In The World Without Us, di qualche anno fa e tra i primi ad adottare una visione autenticamente globale del mondo come ecosistema ambientale e sociale, Alan Weisman diceva che dobbiamo per forza sentirci parte di questo “tutto” perché senza di noi gli scenari sarebbero ancora più devastanti. Gli umani hanno il dovere di curare e badare all’ecosistema in cui vivono perché ne fanno parte inestricabilmente. È così ovvio che ripeterlo sembra quasi pedante. Insomma, abbiamo un dovere morale, se non altro come specie, se vogliamo buttarla sul piano darwiniano. E allora penso alle scimmie diventate aggressive perché non hanno più il cibo dei turisti e alle dichiarazioni di Johnson sull’essere preparati a perdere i propri cari qualora l’epidemia si espandesse sull’isola di Albione. Come possono essere correlate le due cose, scimmie tailandesi e primo ministro inglese (satira a parte… e mi dispiace per le scimmie)? Lo sono sotto l’aspetto della specie e della percezione di quanto il darwinismo sociale brutale possa influenzare una società. Quello che va bene per spiegare il comportamento delle scimmie può spiegare anche il comportamento umano; spiegarlo, beninteso, non significa accettarlo. Nella lotta all’accaparramento delle risorse, la società inglese non deve imparare da nessuno ma in tempi di recessione, gli individui più deboli (le scimmie meno aggressive e gli umani con il sistema immunitario meno forte) potrebbero soccombere. Ma alcuni esemplari della specie homo sapiens che per qualche motivo sono al vertice della catena gerarchica di quell’ecosistema che si chiama società  sembrano molto a loro agio con una percezione brutale della vita. O semplicemente, sono solo molto stupidi. Esiste una camera di compensazione nelle società organizzate degli umani, specie dominante, che serve proprio a renderci degni dell’aggettivo con cui ci caratterizziamo.

Ma tutto questo non mi calma, anzi, mi fa montare l’inquietudine.  Se il virus come dicono tutti non conosce confini e non ha bisogno del passaporto (ma davvero?) e l’assenza di un vaccino fa tremare il polsi anche dei super ricchi, mettendoci tutti sullo stesso piano ma rivelando che qualcuno, a prescindere dallo status sociale, è semplicemente più naturalmente forte se non persino immune cosa succederà al fragile ecosistema sociale ed economico che abbiamo creato?

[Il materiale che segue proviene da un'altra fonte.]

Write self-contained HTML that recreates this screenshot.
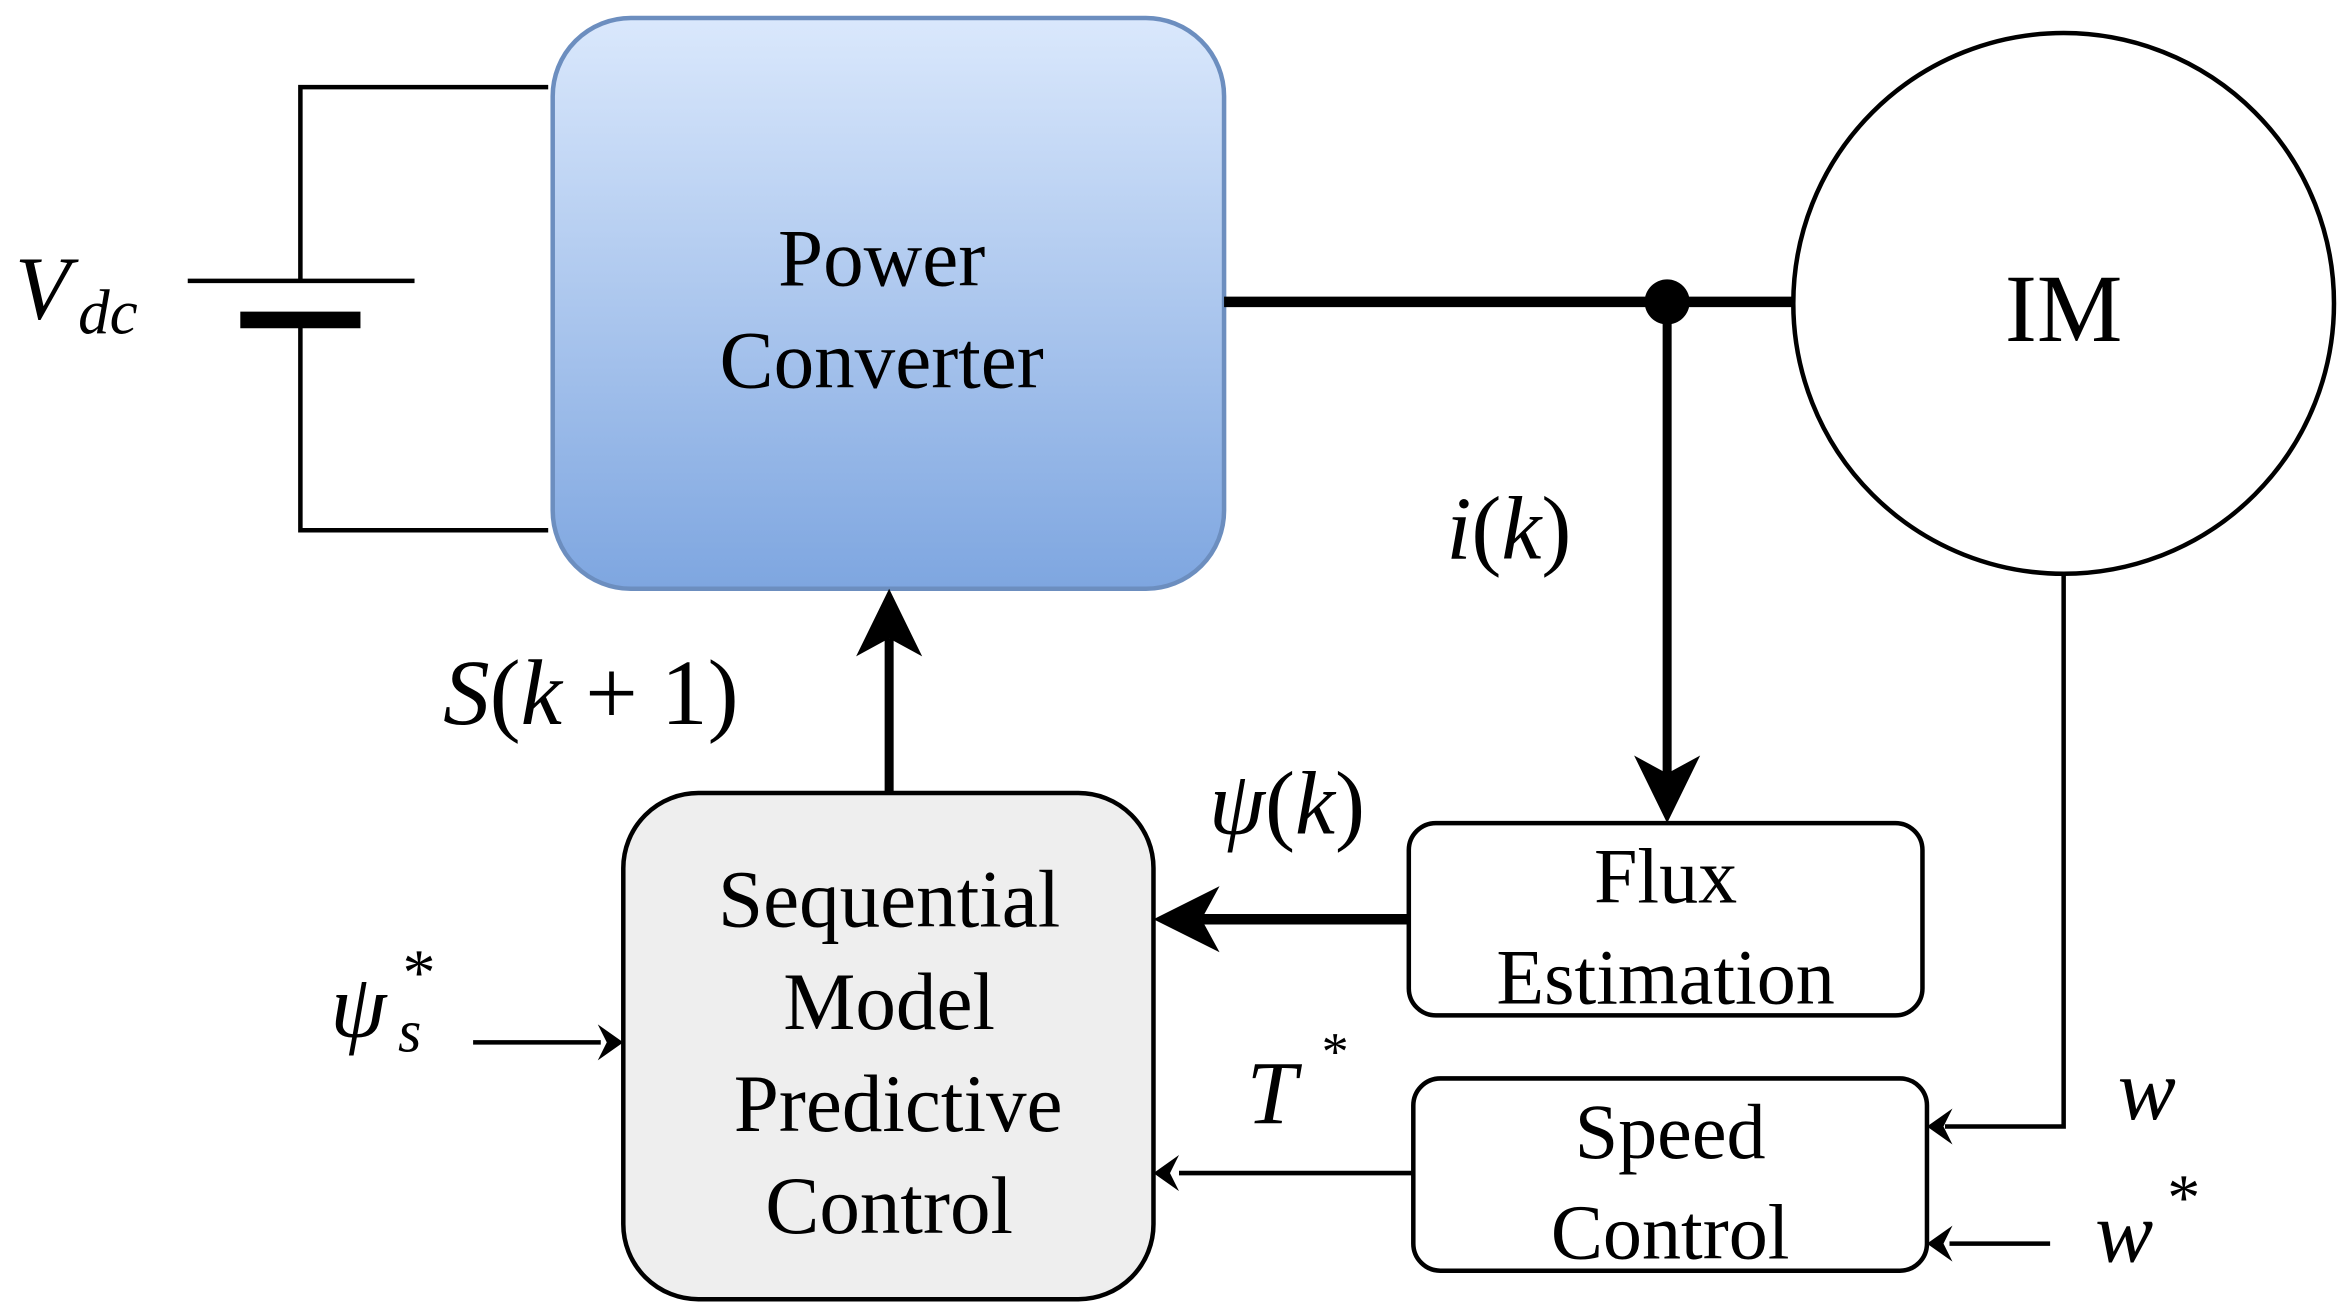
<!DOCTYPE html>
<html><head><meta charset="utf-8"><style>html,body{margin:0;padding:0;background:#fff}svg{display:block}</style></head><body>
<svg width="2343" height="1312" viewBox="0 0 1560 873.5" preserveAspectRatio="none" xmlns="http://www.w3.org/2000/svg" font-family="'Liberation Serif', serif">
<defs>
<linearGradient id="g" x1="0" y1="0" x2="0" y2="1"><stop offset="0" stop-color="#dae8fc"/><stop offset="1" stop-color="#7ea6e0"/></linearGradient>
</defs>
<polyline points="365,58 200,58 200,187" fill="none" stroke="#000" stroke-width="3"/>
<polyline points="200,213 200,353 365,353" fill="none" stroke="#000" stroke-width="3"/>
<line x1="125" y1="187" x2="276" y2="187" stroke="#000" stroke-width="3"/>
<line x1="160" y1="213" x2="240" y2="213" stroke="#000" stroke-width="11"/>
<text x="10" y="212" font-size="60" font-style="italic">V</text><text x="52" y="222" font-size="42" font-style="italic">dc</text>
<rect x="368" y="12" width="447" height="380" rx="52" fill="url(#g)" stroke="#6c8ebf" stroke-width="3"/>
<text x="587" y="190" font-size="54" text-anchor="middle">Power</text>
<text x="587" y="258" font-size="54" text-anchor="middle">Converter</text>
<line x1="815" y1="201" x2="1195" y2="201" stroke="#000" stroke-width="7"/>
<circle cx="1110" cy="201" r="15" fill="#000"/>
<circle cx="1374" cy="202" r="180" fill="#fff" stroke="#000" stroke-width="3"/>
<text x="1374" y="227" font-size="64" text-anchor="middle">IM</text>
<line x1="1110" y1="201" x2="1110" y2="515" stroke="#000" stroke-width="6"/>
<polygon points="1088,503 1110,548 1132,503 1110,515" fill="#000"/>
<text x="963" y="372" font-size="60" font-style="italic">i<tspan font-style="normal">(</tspan>k<tspan font-style="normal">)</tspan></text>
<polyline points="1374,382 1374,750 1295,750" fill="none" stroke="#000" stroke-width="3"/>
<polygon points="1300,738 1283,750 1300,762 1294,750" fill="#000"/>
<rect x="938" y="548" width="342" height="128" rx="18" fill="#fff" stroke="#000" stroke-width="3"/>
<text x="1109" y="601" font-size="52" text-anchor="middle">Flux</text>
<text x="1109" y="668" font-size="52" text-anchor="middle">Estimation</text>
<rect x="941" y="718" width="342" height="128" rx="18" fill="#fff" stroke="#000" stroke-width="3"/>
<text x="1112" y="771" font-size="52" text-anchor="middle">Speed</text>
<text x="1112" y="838" font-size="52" text-anchor="middle">Control</text>
<rect x="415" y="528" width="353" height="337" rx="50" fill="#eeeeee" stroke="#000" stroke-width="3"/>
<text x="592" y="617" font-size="54" text-anchor="middle">Sequential</text>
<text x="592" y="685" font-size="54" text-anchor="middle">Model</text>
<text x="598" y="753" font-size="54" text-anchor="middle">Predictive</text>
<text x="592" y="821" font-size="54" text-anchor="middle">Control</text>
<line x1="592" y1="528" x2="592" y2="425" stroke="#000" stroke-width="6"/>
<polygon points="570,437 592,392 614,437 592,425" fill="#000"/>
<text x="295" y="482" font-size="62" font-style="italic">S<tspan font-style="normal">(</tspan>k<tspan font-style="normal"> + 1)</tspan></text>
<line x1="938" y1="612" x2="800" y2="612" stroke="#000" stroke-width="7"/>
<polygon points="812,590 768,612 812,634 800,612" fill="#000"/>
<text x="805" y="555" font-size="60" font-style="italic">ψ<tspan font-style="normal">(</tspan>k<tspan font-style="normal">)</tspan></text>
<line x1="941" y1="781" x2="785" y2="781" stroke="#000" stroke-width="3"/>
<polygon points="785,769 768,781 785,793 779,781" fill="#000"/>
<text x="830" y="748" font-size="60" font-style="italic">T</text><text x="880" y="712" font-size="36">*</text>
<text x="220" y="690" font-size="60" font-style="italic">ψ</text><text x="265" y="700" font-size="40" font-style="italic">s</text><text x="268" y="662" font-size="44">*</text>
<line x1="315" y1="694" x2="400" y2="694" stroke="#000" stroke-width="3"/>
<polygon points="398,682 415,694 398,706 404,694" fill="#000"/>
<text x="1410" y="745" font-size="58" font-style="italic">w</text>
<text x="1395" y="840" font-size="58" font-style="italic">w</text><text x="1443" y="812" font-size="44">*</text>
<line x1="1365" y1="828" x2="1298" y2="828" stroke="#000" stroke-width="3"/>
<polygon points="1300,816 1283,828 1300,840 1294,828" fill="#000"/>
</svg>
</body></html>
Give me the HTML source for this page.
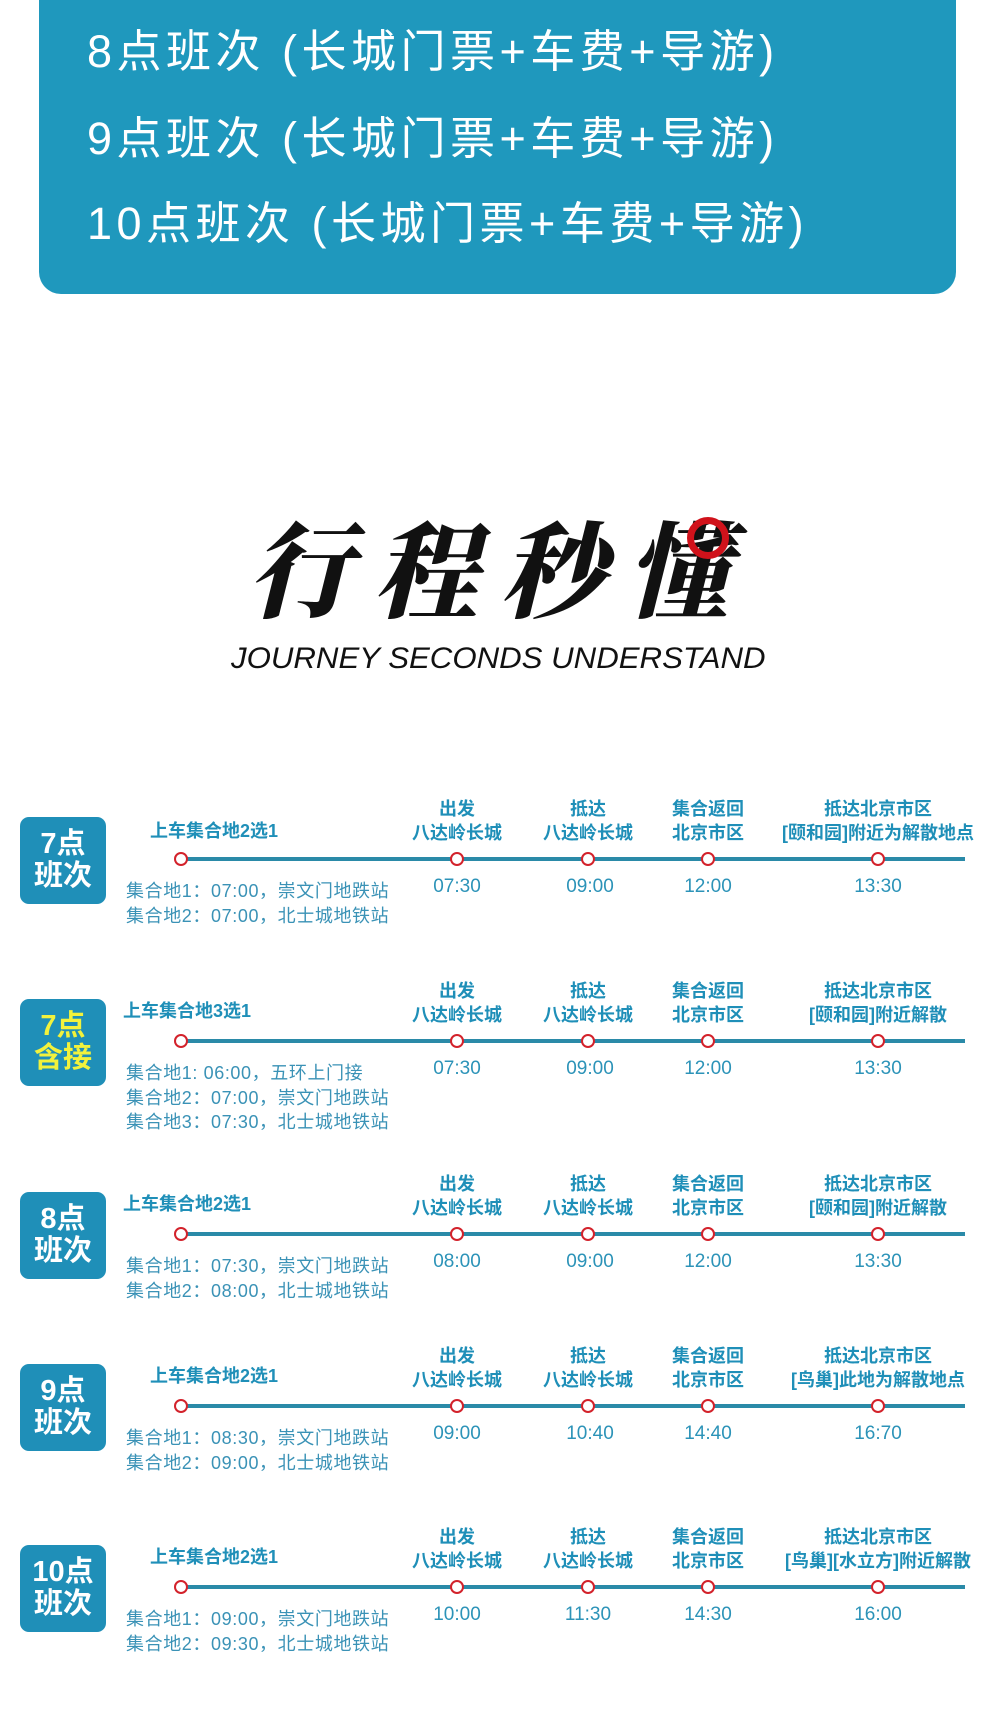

Il pensiero di ogni scrittore che voglia stendere una distopia oggi: cosa succederebbe se nel mondo si fermasse tutto, ogni cosa, ogni attività produttiva e si sospendesse il tempo di lavoro e il tempo collettivo e il tempo quotidiano così come lo intendiamo nella normalità dell’onnipresente oggi e ci si trovasse tutti piombati in una emergenza globale dove il tempo non è più scandito come prima e dove lo spazio è fondamentalmente vuoto e abbandonato? Adesso, questa domanda non è più lo spunto per una storia. Questa domanda è la storia di questi giorni.